The construction, manufacturing, and distribution industries – Acumatica’s sweet spots – are undergoing their own digital transformations. These aren’t your typical SaaS-native companies; they’re traditional businesses that have been burned by overpriced, under-delivering ERP implementations. Acumatica’s industry-specific functionality and flexible architecture have made them the go-to choice for companies that need serious business management capabilities without the enterprise-grade complexity and price tag.

Vista’s Monti Saroya summed up the opportunity perfectly: “Acumatica is an ascendant, cloud-native ERP platform that has become a leading provider of mission-critical tools that enable small and mid-sized businesses to run more efficiently and effectively.” But reading between the lines, what he’s really saying is: we see a massive market opportunity that’s been underserved by legacy vendors, and we’re about to pour rocket fuel on the company best positioned to capture it.

The transaction is expected to close in Q3 2025, giving Vista time to integrate Acumatica into their portfolio and start executing on their growth strategy. But make no mistake – this deal represents more than just another private equity acquisition. It’s a signal that the mid-market ERP wars are about to get very interesting, very quickly.

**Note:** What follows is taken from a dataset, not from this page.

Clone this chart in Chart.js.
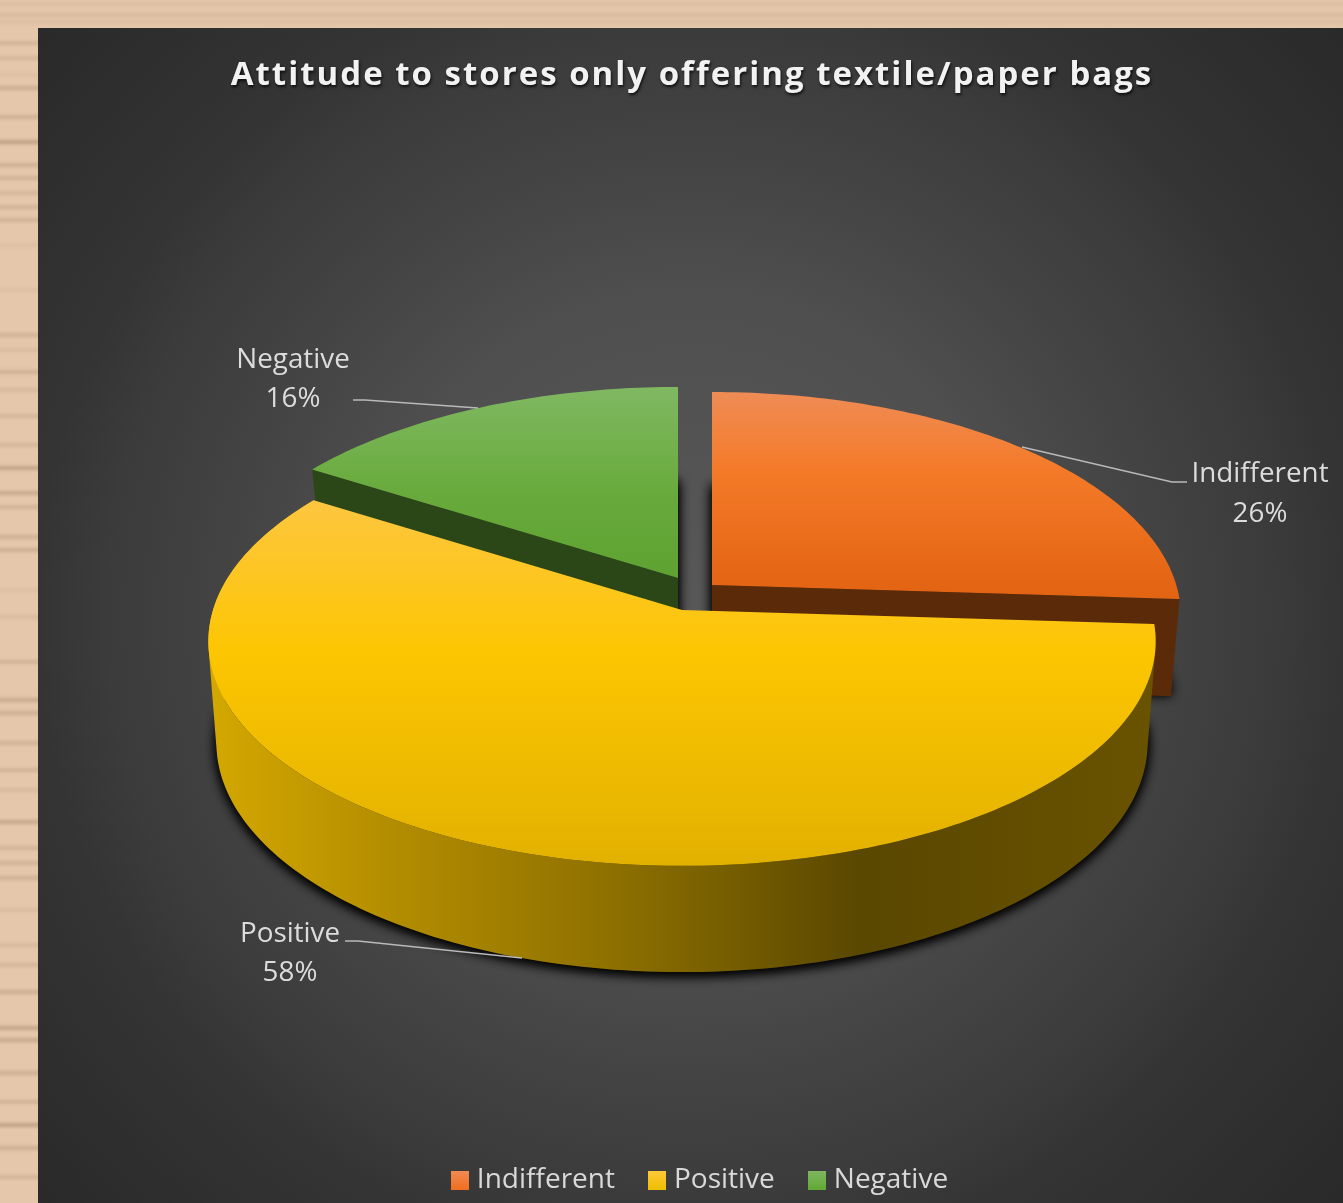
<!DOCTYPE html>
<html>
<head>
<meta charset="utf-8">
<title>Attitude to stores only offering textile/paper bags</title>
<script src="https://cdn.jsdelivr.net/npm/chart.js@4/dist/chart.umd.min.js"></script>
<style>
  html, body { margin: 0; padding: 0; width: 1343px; height: 1203px; overflow: hidden; background: #e4c6aa; }
  #wood { position: absolute; left: -6px; top: -6px; width: 1355px; height: 1215px; filter: blur(1px); }
  #chart {
    position: absolute; left: 38px; top: 28px;
    background: radial-gradient(circle 885px at 50% 50%, #585858 0%, #4f4f4f 36%, #454545 50%, #3b3b3b 66%, #343434 74%, #292929 100%);
  }
</style>
</head>
<body>
<div id="wood"></div>
<canvas id="chart" width="1305" height="1175"></canvas>
<script>
// Survey results
const categories = ['Indifferent', 'Positive', 'Negative'];
const shares = [26, 58, 16];
const chartTitle = 'Attitude to stores only offering textile/paper bags';

// Page offset of the chart canvas
const ORIGIN = { x: 38, y: 28 };

// Perspective of the pie's top and bottom planes
const TOP_PLANE = { a: 469, b: 220, p: 0.14, drop: 0 };
const BOTTOM_PLANE = { a: 460, b: 224, p: 0.155, drop: 97 };

// Where each slice's tip sits once the slices are pulled apart, and how far back it recedes
const TIPS = [
  { x: 712, y: 585, sx: 0.99, sy: 1 },
  { x: 682, y: 610, sx: 1, sy: 1 },
  { x: 678, y: 578, sx: 0.993, sy: 0.99 }
];

// Slice paint
const TOP_FILLS = [
  { from: 392, to: 590, stops: [[0, '#ef8c55'], [0.4, '#f47a28'], [1, '#e36413']] },
  { from: 499, to: 866, stops: [[0, '#fdc640'], [0.42, '#fdc602'], [1, '#e2b100']] },
  { from: 387, to: 578, stops: [[0, '#80b862'], [0.55, '#68ab3c'], [1, '#5ea232']] }
];
const CUT_WALLS = ['#5b2a09', null, '#2b4718'];
const RIM_STOPS = [[0, '#d4a800'], [0.2, '#b28c00'], [0.42, '#8f7100'], [0.69, '#5a4700'], [1, '#695300']];
const SWATCHES = [['#f08c56', '#f06f1f'], ['#ffc93c', '#efbf00'], ['#80b862', '#63a936']];

// Callouts: label centre, and the leader line from text to slice
const CALLOUTS = [
  { x: 1260, y1: 474, y2: 514, line: [[1187, 482], [1172, 482], [1022, 447]] },
  { x: 290, y1: 934, y2: 973, line: [[345, 941], [358, 941], [522, 958]] },
  { x: 293, y1: 360, y2: 399, line: [[353, 400], [365, 400], [478, 408]] }
];

// Grain lines in the wood backdrop: [y, darkness]
const GRAIN = [[4, .2], [15, .3], [22, .22], [43, .45], [58, .4], [75, .2], [88, .6], [117, .55], [142, .9], [165, .6],
  [178, .5], [193, .4], [207, .45], [220, .5], [245, .2], [290, .2], [335, .5], [350, .25], [372, .55], [390, .35],
  [416, .4], [445, .4], [468, .85], [493, .7], [507, .45], [537, .55], [550, .6], [590, .2], [617, .3], [662, .5],
  [700, .7], [713, .6], [743, .5], [770, .5], [790, .3], [822, .75], [848, .45], [863, .5], [878, .55], [910, .25],
  [945, .35], [965, .4], [992, .6], [1028, .8], [1040, .7], [1073, .6], [1102, .5], [1125, .9], [1148, .6], [1177, .45]];

function woodBackground() {
  const base = [229, 199, 171], dark = [176, 146, 120];
  const mix = k => 'rgb(' + base.map((c, i) => Math.round(c + (dark[i] - c) * k * 0.8)).join(',') + ')';
  const stops = [mix(0) + ' 0px'];
  GRAIN.forEach(([y, k]) => {
    stops.push(mix(0) + ' ' + (y + 6 - 4) + 'px', mix(k) + ' ' + (y + 6) + 'px', mix(0) + ' ' + (y + 6 + 4) + 'px');
  });
  return 'linear-gradient(180deg,' + stops.join(',') + ')';
}
document.getElementById('wood').style.background = woodBackground();

function project(theta, plane, tip) {
  const u = Math.sin(theta), v = Math.cos(theta), k = 1 + plane.p * v;
  return [tip.x - ORIGIN.x + tip.sx * plane.a * u / k,
          tip.y - ORIGIN.y + plane.drop - tip.sy * plane.b * v / k];
}

function rimPoints(from, to, plane, tip) {
  const steps = Math.max(2, Math.ceil(Math.abs(to - from) / 0.02));
  const pts = [];
  for (let i = 0; i <= steps; i++) pts.push(project(from + (to - from) * i / steps, plane, tip));
  return pts;
}

function addPoly(ctx, pts) {
  pts.forEach((p, i) => (i ? ctx.lineTo(p[0], p[1]) : ctx.moveTo(p[0], p[1])));
  ctx.closePath();
}

function tracePoly(ctx, pts) {
  ctx.beginPath();
  addPoly(ctx, pts);
}

function linear(ctx, x0, y0, x1, y1, stops) {
  const g = ctx.createLinearGradient(x0, y0, x1, y1);
  stops.forEach(([o, c]) => g.addColorStop(o, c));
  return g;
}

function signedArea(q) {
  let s = 0;
  q.forEach((p, i) => { const n = q[(i + 1) % q.length]; s += p[0] * n[1] - n[0] * p[1]; });
  return s;
}

// Paints one slice of the pie using the angles worked out by the arc element
function paintSlice(ctx, arc, i) {
  const start = arc.startAngle + Math.PI / 2, end = arc.endAngle + Math.PI / 2;
  const tip = TIPS[i];
  const topTip = [tip.x - ORIGIN.x, tip.y - ORIGIN.y];
  const lowTip = [tip.x - ORIGIN.x, tip.y - ORIGIN.y + BOTTOM_PLANE.drop];
  const topRim = rimPoints(start, end, TOP_PLANE, tip);
  const lowRim = rimPoints(start, end, BOTTOM_PLANE, tip);

  // soft shadow cast by the foot of the slice, laid twice for depth
  ctx.save();
  ctx.shadowColor = 'rgba(0,0,0,0.95)';
  ctx.shadowBlur = 12;
  ctx.shadowOffsetY = CUT_WALLS[i] ? -2 : 3;
  ctx.fillStyle = '#1a1a1a';
  tracePoly(ctx, [lowTip, ...lowRim]);
  ctx.fill();
  ctx.fill();
  ctx.restore();

  if (CUT_WALLS[i]) {
    // the sliced face that looks towards the viewer
    const n = topRim.length - 1;
    const wall = i === 0 ? [topTip, topRim[n], lowRim[n], lowTip] : [topTip, topRim[0], lowRim[0], lowTip];
    ctx.fillStyle = CUT_WALLS[i];
    tracePoly(ctx, wall);
    ctx.fill();
  } else {
    // curved outer wall, built from quads of one winding so the folds stay filled
    ctx.fillStyle = linear(ctx, 209 - ORIGIN.x, 0, 1155 - ORIGIN.x, 0, RIM_STOPS);
    ctx.beginPath();
    for (let k = 0; k < topRim.length - 1; k++) {
      const q = [topRim[k], topRim[k + 1], lowRim[k + 1], lowRim[k]];
      addPoly(ctx, signedArea(q) < 0 ? q.reverse() : q);
    }
    ctx.fill('nonzero');
  }

  const fill = TOP_FILLS[i];
  ctx.fillStyle = linear(ctx, 0, fill.from - ORIGIN.y, 0, fill.to - ORIGIN.y, fill.stops);
  tracePoly(ctx, [topTip, ...topRim]);
  ctx.fill();
}

function paintCallouts(ctx) {
  ctx.save();
  ctx.strokeStyle = '#b9b9b9';
  ctx.lineWidth = 1.4;
  ctx.fillStyle = '#dcdcdc';
  ctx.font = '400 27.8px "Open Sans"';
  ctx.textAlign = 'center';
  ctx.textBaseline = 'middle';
  CALLOUTS.forEach((c, i) => {
    ctx.beginPath();
    c.line.forEach((p, j) => (j ? ctx.lineTo(p[0] - ORIGIN.x, p[1] - ORIGIN.y) : ctx.moveTo(p[0] - ORIGIN.x, p[1] - ORIGIN.y)));
    ctx.stroke();
    ctx.fillText(categories[i], c.x - ORIGIN.x, c.y1 - ORIGIN.y);
    ctx.fillText(shares[i] + '%', c.x - ORIGIN.x, c.y2 - ORIGIN.y);
  });
  ctx.restore();
}

const pie3d = {
  id: 'pie3d',
  beforeDraw(chart) {
    const ctx = chart.ctx;
    // the title gets wide tracking and a faint shadow
    const block = chart.titleBlock;
    if (block && !block.tracked) {
      const draw = block.draw;
      block.draw = function () {
        ctx.save();
        ctx.translate(1.5, 0);
        ctx.letterSpacing = '2px';
        ctx.shadowColor = 'rgba(0,0,0,0.75)';
        ctx.shadowBlur = 3;
        ctx.shadowOffsetX = 1;
        ctx.shadowOffsetY = 2;
        draw.call(block);
        ctx.restore();
      };
      block.tracked = true;
    }
    // the legend swatches overhang their boxes, so the row is nudged back to centre
    const legend = chart.legend;
    if (legend && !legend.nudged) {
      const draw = legend.draw;
      legend.draw = function () {
        ctx.save();
        ctx.translate(12, 1);
        draw.call(legend);
        ctx.restore();
      };
      legend.nudged = true;
    }
  },
  beforeDatasetsDraw(chart) {
    const ctx = chart.ctx;
    const arcs = chart.getDatasetMeta(0).data;
    // far slices first, the large front slice last
    [2, 0, 1].forEach(i => paintSlice(ctx, arcs[i], i));
    paintCallouts(ctx);
    return false;
  }
};

function swatch(colors) {
  const c = document.createElement('canvas');
  c.width = 18; c.height = 19;
  const g = c.getContext('2d');
  const grad = g.createLinearGradient(0, 0, 0, 19);
  grad.addColorStop(0, colors[0]);
  grad.addColorStop(1, colors[1]);
  g.fillStyle = grad;
  g.fillRect(0, 0, 18, 19);
  return c;
}

new Chart(document.getElementById('chart'), {
  type: 'pie',
  data: {
    labels: categories,
    datasets: [{ data: shares, backgroundColor: ['#f47a28', '#fdc602', '#68ab3c'], borderWidth: 0 }]
  },
  options: {
    responsive: false,
    animation: false,
    events: [],
    devicePixelRatio: 1,
    plugins: {
      tooltip: { enabled: false },
      title: {
        display: true,
        text: chartTitle,
        color: '#f2f2f2',
        font: { family: '"Open Sans"', size: 33, weight: '700' },
        padding: { top: 28, bottom: 10 }
      },
      legend: {
        position: 'bottom',
        labels: {
          color: '#d9d9d9',
          font: { family: '"Open Sans"', size: 28 },
          usePointStyle: true,
          pointStyleWidth: 6,
          padding: 39,
          generateLabels(chart) {
            return Chart.overrides.pie.plugins.legend.labels.generateLabels(chart)
              .map((item, i) => Object.assign(item, { pointStyle: swatch(SWATCHES[i]) }));
          }
        }
      }
    }
  },
  plugins: [pie3d]
});
</script>
</body>
</html>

What this means for ERP Insiders

Accelerate your cloud ERP evaluation timeline. The Vista acquisition fundamentally changes the competitive landscape for mid-market ERP selections. Organizations still running on-premise or hybrid systems need to fast-track their cloud migration strategies before Acumatica’s enhanced capabilities create an even wider competitive gap. Industry data shows that companies implementing cloud ERP solutions are seeing 23% faster financial close cycles and 35% improvement in inventory turnover rates compared to legacy systems. Acumatica’s real-time financial reporting capabilities, combined with their construction project management modules, enabled Kiewit Corporation to reduce project reporting time from days to hours while improving profit margin visibility by 40%. With Vista’s investment backing accelerated AI integration, waiting another 12-18 months for evaluation could mean missing the window on next-generation automation features like predictive cash flow modeling and intelligent procurement recommendations that will become table stakes.

Strengthen your partner channel strategy. Vista’s $2 billion bet validates the critical importance of partner ecosystems in ERP success, making it essential for organizations to prioritize vendors with robust, committed channel programs. Market research indicates that companies working with specialized ERP implementation partners experience 67% higher user adoption rates and 45% lower total cost of ownership over five years. Acumatica’s Construction Edition success with partners like CAL Business Solutions demonstrates this impact – their specialized vertical expertise helped Hensel Phelps implement integrated project accounting and document management, resulting in 50% faster change order processing and 30% reduction in project administrative costs. As Vista expands Acumatica’s partner program investment, organizations should evaluate potential ERP vendors based on their channel depth, vertical specialization, and long-term partner commitment rather than just software capabilities alone.

Prioritize API-first architecture in your ERP requirements. The acquisition signals a major shift toward integration-centric business management platforms, making API-first architecture a non-negotiable requirement for future-proofing your ERP investment. Companies with modern, REST API-enabled ERP systems report 58% faster integration of new business applications and 40% lower maintenance costs for system connections. Acumatica’s open architecture enabled Ajinomoto Foods to seamlessly integrate their existing warehouse management system, e-commerce platform, and business intelligence tools, creating a unified data ecosystem that improved inventory accuracy to 99.8% while reducing IT maintenance overhead by 25%. With Vista’s backing likely to accelerate Acumatica’s AI and machine learning integrations, organizations should demand comprehensive API documentation, pre-built connectors for their critical business applications, and vendor roadmaps that prioritize ecosystem expandability over monolithic feature additions.